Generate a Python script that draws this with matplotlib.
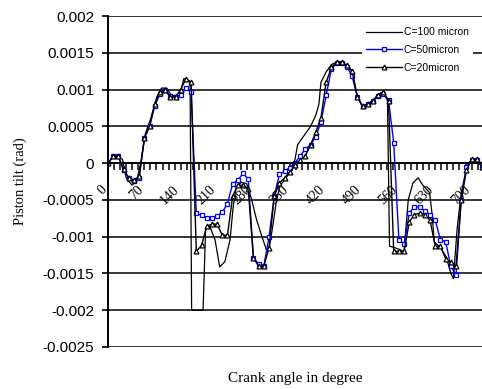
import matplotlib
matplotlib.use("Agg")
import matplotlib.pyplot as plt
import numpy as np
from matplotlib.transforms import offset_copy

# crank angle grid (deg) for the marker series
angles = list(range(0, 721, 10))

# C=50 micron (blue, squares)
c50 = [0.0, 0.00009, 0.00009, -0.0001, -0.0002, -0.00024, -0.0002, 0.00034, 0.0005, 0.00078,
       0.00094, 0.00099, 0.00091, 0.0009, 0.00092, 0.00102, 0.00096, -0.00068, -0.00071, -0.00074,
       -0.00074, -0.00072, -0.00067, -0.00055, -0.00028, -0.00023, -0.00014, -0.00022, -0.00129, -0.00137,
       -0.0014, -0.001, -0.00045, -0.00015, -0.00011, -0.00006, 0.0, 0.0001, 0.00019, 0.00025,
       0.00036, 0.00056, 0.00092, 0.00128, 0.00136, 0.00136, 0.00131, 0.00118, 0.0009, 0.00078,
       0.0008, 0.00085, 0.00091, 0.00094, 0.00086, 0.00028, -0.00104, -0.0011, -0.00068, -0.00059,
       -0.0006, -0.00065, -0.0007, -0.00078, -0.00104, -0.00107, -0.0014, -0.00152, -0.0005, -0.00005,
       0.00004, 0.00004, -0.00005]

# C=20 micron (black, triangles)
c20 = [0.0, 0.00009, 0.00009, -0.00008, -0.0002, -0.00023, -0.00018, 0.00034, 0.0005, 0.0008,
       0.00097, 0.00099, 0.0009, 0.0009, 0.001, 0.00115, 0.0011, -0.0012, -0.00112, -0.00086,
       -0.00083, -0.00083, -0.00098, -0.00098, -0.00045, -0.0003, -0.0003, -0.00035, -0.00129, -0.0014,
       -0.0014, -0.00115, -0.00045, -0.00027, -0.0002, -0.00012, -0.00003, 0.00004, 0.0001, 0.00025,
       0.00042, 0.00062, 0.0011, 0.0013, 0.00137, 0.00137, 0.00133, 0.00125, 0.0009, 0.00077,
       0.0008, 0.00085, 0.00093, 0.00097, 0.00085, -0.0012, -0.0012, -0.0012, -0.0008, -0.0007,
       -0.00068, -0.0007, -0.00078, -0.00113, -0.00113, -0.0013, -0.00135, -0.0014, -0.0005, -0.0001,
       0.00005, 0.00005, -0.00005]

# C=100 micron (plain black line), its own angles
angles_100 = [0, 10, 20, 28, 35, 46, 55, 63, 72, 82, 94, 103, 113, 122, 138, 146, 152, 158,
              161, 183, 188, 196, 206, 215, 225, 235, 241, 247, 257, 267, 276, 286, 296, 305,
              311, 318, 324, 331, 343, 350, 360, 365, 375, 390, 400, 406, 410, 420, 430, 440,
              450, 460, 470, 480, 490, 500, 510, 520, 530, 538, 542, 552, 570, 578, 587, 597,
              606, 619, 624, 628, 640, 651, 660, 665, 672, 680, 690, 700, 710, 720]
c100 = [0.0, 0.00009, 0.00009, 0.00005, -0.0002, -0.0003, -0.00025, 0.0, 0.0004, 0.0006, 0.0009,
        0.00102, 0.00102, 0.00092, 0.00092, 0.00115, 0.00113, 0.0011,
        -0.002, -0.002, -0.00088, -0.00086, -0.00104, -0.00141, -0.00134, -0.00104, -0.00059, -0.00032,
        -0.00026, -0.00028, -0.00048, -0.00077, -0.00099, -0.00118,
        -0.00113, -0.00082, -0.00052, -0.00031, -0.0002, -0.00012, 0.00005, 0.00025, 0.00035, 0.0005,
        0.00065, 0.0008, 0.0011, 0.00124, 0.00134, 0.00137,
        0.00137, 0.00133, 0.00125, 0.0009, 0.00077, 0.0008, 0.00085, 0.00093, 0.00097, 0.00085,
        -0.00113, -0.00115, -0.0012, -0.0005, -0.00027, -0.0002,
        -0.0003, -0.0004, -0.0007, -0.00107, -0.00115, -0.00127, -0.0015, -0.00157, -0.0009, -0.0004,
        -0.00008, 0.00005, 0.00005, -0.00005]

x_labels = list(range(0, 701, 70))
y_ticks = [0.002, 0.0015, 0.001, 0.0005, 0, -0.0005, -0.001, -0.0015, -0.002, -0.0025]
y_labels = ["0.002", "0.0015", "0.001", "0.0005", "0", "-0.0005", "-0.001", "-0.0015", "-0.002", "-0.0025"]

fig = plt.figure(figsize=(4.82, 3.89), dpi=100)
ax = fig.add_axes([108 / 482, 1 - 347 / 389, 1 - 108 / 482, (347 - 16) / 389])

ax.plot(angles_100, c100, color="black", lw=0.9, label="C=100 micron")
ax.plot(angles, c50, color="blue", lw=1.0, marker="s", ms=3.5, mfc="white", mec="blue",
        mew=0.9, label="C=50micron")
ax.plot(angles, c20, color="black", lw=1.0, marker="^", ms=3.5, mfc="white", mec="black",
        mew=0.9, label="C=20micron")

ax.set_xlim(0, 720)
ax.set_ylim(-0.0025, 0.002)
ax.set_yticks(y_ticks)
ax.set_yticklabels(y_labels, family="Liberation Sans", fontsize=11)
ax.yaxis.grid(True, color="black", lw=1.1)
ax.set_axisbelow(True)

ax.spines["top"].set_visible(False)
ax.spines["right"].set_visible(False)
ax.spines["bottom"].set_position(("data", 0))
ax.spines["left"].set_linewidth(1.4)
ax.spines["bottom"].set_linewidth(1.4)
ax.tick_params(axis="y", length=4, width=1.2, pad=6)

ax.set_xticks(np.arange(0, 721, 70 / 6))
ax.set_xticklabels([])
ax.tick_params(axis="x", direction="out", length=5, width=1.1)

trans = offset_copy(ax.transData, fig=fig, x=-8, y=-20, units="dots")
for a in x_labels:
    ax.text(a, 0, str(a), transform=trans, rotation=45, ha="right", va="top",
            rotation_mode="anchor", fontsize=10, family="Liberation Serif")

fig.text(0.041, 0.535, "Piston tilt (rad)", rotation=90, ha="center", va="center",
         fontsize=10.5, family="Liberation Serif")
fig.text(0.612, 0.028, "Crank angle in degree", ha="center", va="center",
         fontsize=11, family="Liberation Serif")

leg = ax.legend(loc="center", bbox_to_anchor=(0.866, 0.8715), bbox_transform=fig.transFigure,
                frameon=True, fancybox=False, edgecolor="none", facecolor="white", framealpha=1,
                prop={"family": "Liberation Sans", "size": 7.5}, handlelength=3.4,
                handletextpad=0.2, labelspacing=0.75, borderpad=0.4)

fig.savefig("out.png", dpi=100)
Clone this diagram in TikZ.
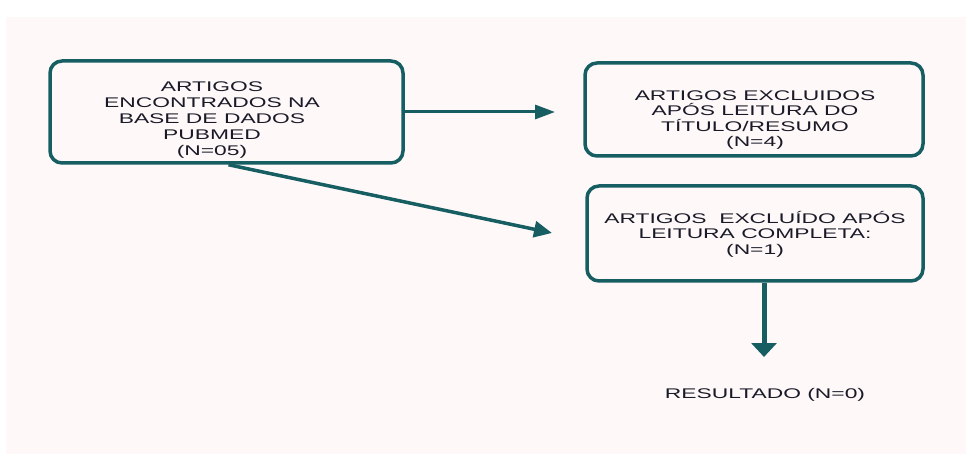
*-*-*
What you need to do - Up to and including the line with "angles = list(range(0, 721, 10))", copy the data above from its first line. Skip pictures.

Solution below -
Generate a Python script that draws this with matplotlib.
import matplotlib
matplotlib.use("Agg")
import matplotlib.pyplot as plt
import numpy as np
from matplotlib.transforms import offset_copy

# crank angle grid (deg) for the marker series
angles = list(range(0, 721, 10))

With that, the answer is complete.